Dan Auerbach Brings Honky Tonk Rock to ACL

© Steve Hopson / RumBum.com
Dan Auerbach brings it big time.

Stalwart fans endured a test of will by sticking around for Dan Auerbach's set at 7:15pm on Sunday night.  Muddy and gross, the ACL's Austin Ventures stage was not a welcome nest for his eager listeners, but Auerbach (commonly known as "one half of The Black Keys) made it all worth it. Playing off his new first solo album, Keep It Hid, Auerbach decided to do exactly the opposite, and blew open the door of his bluegrassy garage rock soul for all to enter.

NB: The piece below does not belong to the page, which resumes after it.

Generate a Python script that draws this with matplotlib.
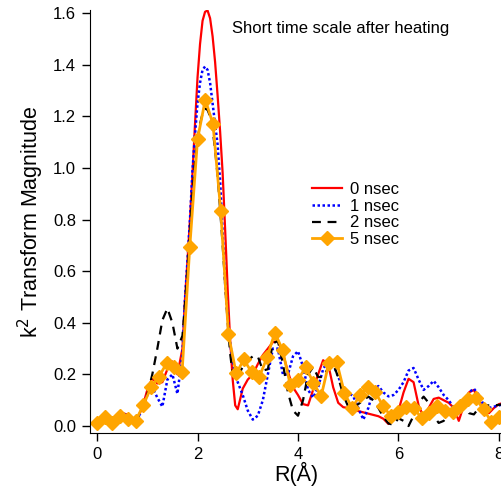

With backing by the San Antonio-based band, Hacienda, Auerbach puts out a significantly greater giddy-up rock sound as a solo act than with The Black Keys. The band may be musicians, but they paint the picture of urban cowboys, too. Onstage, Abraham on keys was clad in a red flannel button down tucked in tight, snug Levi's, and a killer oversized gold oval belt buckle; Dante on the lead guitar sported a sweet brown leather vest, dark shades and a bandana that hung in a triangle below his hefty brown beard. All he was needed was the sheriff's badge.

In any case, the guys created the perfect illustration for "Streetwalkin' ", a narration of a man chasing pavement under cloudy skies of loneliness, discontent, and personal failures to a musical blend of honky tonk and rock with a hint of Chippewa. The three rocking, rolling, and wailing guitars (one by Auerbach) left the fans in pieces, as did the cymbal clashing maracas and pulsing drums. By the way, with the kind of beats Auerbach tosses around, don't expect just one drum set. Hacienda throws down on two drum sets, a duo of tall bongos, and a triangle (for extra awesomeness).

The sextet also avoided convention by bypassing regular drumsticks for the ones with the white rubber balls at the end - the ones that make a distinct "bwong" – for Auerbach's hit "I Want Some More."  Everyone wanted more of that bluesy-rock-meets-Arabian-Nights piece whose primal percussion and pounding bass seemed to set the stage for a camel-riding cowboy clopping through a scrap metal desert during a lightning storm.